5 ways to keep garden pests at bay
As a gardener, you might feel a bit defeated when every time you check your vegetables and flowers, something has taken a big bite out of them. Destroying garden pests isn’t the only way to fight them. Here are a few tips to help keep the threats to your hard work in the garden under control:
1. Identify the culprits, then get rid of them
While you might want to rush out and coat your garden with insecticides at the first sign of trouble, you need to slow down, take a breath and find out what’s going on. The first step to controlling any pest is identifying the particular insect or pest. Then, you can start formulating a plan.
• Fire ants are the scourge of many Coastal Bend yards. When you find a mound, pour three gallons of boiling water over it, which kills about 60 percent of the ants. Also consider using bait poisons vs. contact ones. If possible, get the neighborhood involved so everyone treats at the same time. That keeps the ants from moving from a treated yard to an untreated one.
• Aphids attack just about everything in your garden.
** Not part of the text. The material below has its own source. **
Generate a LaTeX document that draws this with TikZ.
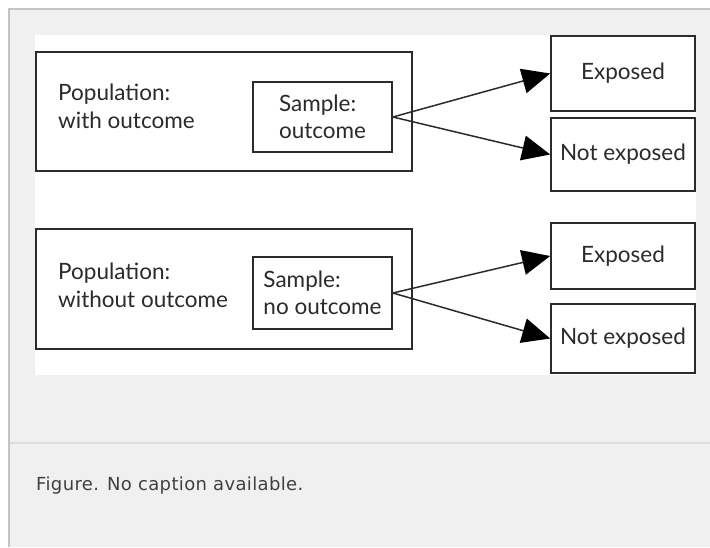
\documentclass[tikz,border=0pt]{standalone}
\usepackage{fontspec}
\usetikzlibrary{arrows.meta}
\newfontfamily\figfont{Lato}
\newfontfamily\capfont[LetterSpace=2]{DejaVu Sans}
\definecolor{pagegray}{HTML}{F0F0F0}
\definecolor{rulegray}{HTML}{C4C4C4}
\definecolor{sepgray}{HTML}{DEDEDE}
\definecolor{ink}{HTML}{2B2B2B}
\begin{document}
\begin{tikzpicture}[x=1pt,y=-1pt]
\tikzstyle{bx} = [rectangle,draw=ink,line width=1.7pt,inner sep=0pt] %box
\tikzstyle{tx} = [inner sep=0pt,align=left,text=ink,font=\figfont\fontsize{22.5}{27.5}\selectfont] %text
\tikzstyle{ar} = [-{Triangle[length=28pt,width=25pt,color=black]},line width=1.5pt,draw=ink] %arrow
\useasboundingbox(0,0)rectangle(710,547);
\fill[white](0,0)rectangle(710,547);
\fill[pagegray](9,9)rectangle(710,547);
\draw[rulegray,line width=2pt](9,547)--(9,9)--(710,9);
\draw[sepgray,line width=2pt](10,443)--(710,443);
\fill[white](35,35)rectangle(696,375);
% with outcome
\node[bx,minimum width=376pt,minimum height=119pt](pa)at(224,111.5){};
\node[tx,anchor=base west](ta)at(58,128){Population:\\with outcome};
\node[bx,tx,minimum width=139pt,minimum height=70pt](sa)at(322.5,117){Sample:\\outcome};
\node[bx,tx,align=center,minimum width=144pt,minimum height=75pt](ea)at(623,73.5){Exposed};
\node[bx,tx,align=center,minimum width=144pt,minimum height=73pt](na)at(623,154.5){Not exposed};
\draw[ar](sa.east)--(ea.west);
\draw[ar](sa.east)--(na.west);
% without outcome
\node[bx,minimum width=376pt,minimum height=120pt](pb)at(224,289){};
\node[tx,anchor=base west](tb)at(58,307){Population:\\without outcome};
\node[bx,tx,minimum width=139pt,minimum height=72pt](sb)at(322.5,293){Sample:\\no outcome};
\node[bx,tx,align=center,minimum width=144pt,minimum height=66pt](eb)at(623,256){Exposed};
\node[bx,tx,align=center,minimum width=144pt,minimum height=69pt](nb)at(623,338.5){Not exposed};
\draw[ar](sb.east)--(eb.west);
\draw[ar](sb.east)--(nb.west);
% caption
\node[inner sep=0pt,anchor=base west,text=black!75,font=\capfont\fontsize{18}{21}\selectfont](cap)at(36,490){Figure. No caption available.};
\end{tikzpicture}
\end{document}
If you sit still long enough, there’s a good chance they’ll move in on you. One of the most effective ways to rid plants of these creatures is by washing the plants with a strong water spray. Applying garlic repellent sprays can help deter the creatures as well.
• Cutworms make tomato growers red with rage. You’ll go to bed one night and your tomatoes seedlings are great, but when you walk out in the morning, several are lying on the ground. It looks as if somebody went through with dull scissors and cut them down. The culprit is most likely cutworms. Prevention is essential and includes destroying the worms and larva (which are in the soil) by turning over the dirt during the summer and winter.
Sprinkle a little diatomaceous earth around the seedlings and work it in a bit to further deter these destructive pests. Another option is scattering the bacteria Bt (Bacillus thuringiensis). Spread a cutworm bait made by mixing Bacillus thuringiensis var. kurstaki with moist bran and molasses over the surface of the garden soil.
• Caterpillars of all types see your garden as a giant salad buffet. These slow-moving creatures gobble up your plants’ leaves in an instant. Your best defense is encouraging native predators such as birds and certain wasps. You can hand pick them off plants or spray with Bacillus thuringiensis (Bt). • Don’t let beetles beat you. The two beetles you’re most likely to see are the flea beetle and the cucumber beetle.
But before you rush out and spray at the first sign of a beetle, make sure it’s an adversarial one. Many beetles, such as ladybugs, are beneficial as they feed on caterpillars, aphids and other pests. Some ways of defeating the bad beetles include selecting disease-resistant plants, running your vine-growing vegetables on a trellis to keep them off the ground and treating the soil with beneficial nematodes.
2. Encourage natural predators and beneficial insects
Don’t lump all insects into the bad category. Some are a gardener’s best friend. Insects such as ladybugs, praying mantis and predatory mites help control the bad insects. Learn about your friends and ways to entice them to your garden.
3. Practice companion planting
Companion planting is the practice of planting varieties of plants that support each other. This could be as simple as planting garlic near tomatoes to help deter aphids and Japanese beetles. Check with your local extension agent or Master Gardeners group for a list of plants to mix and match.
4. Choose and grow healthy plants
Healthy plants resist disease better and remain stronger. Though insects can vector in on any plant, a sick or weak one is often the first to come under attack. Use mulch to help keep plants healthy. When possible, grow plants on trellises to keep as much of them off the ground as possible. Learn how to keep your garden healthy, and it will help keep pests away.
5. Don’t overlook four-footed pests
While it’s easy to focus on insect pests, anybody whose walked out one morning to see a herd of deer munching on the lettuce, carrot tops and bean plants knows the worst pests are sometimes the largest. And it’s not just deer. Armadillos love to dig up gardens as do feral hogs. Fencing is the first deterrent — and probably the most effective — but some animals can leap fences while others burrow under them. One tip for deterring deer is to string strands of 25-pound or better, clear monofilament fishing line around the garden at different heights. The deer can’t see it and when they feel it, they can’t figure it out and often step away.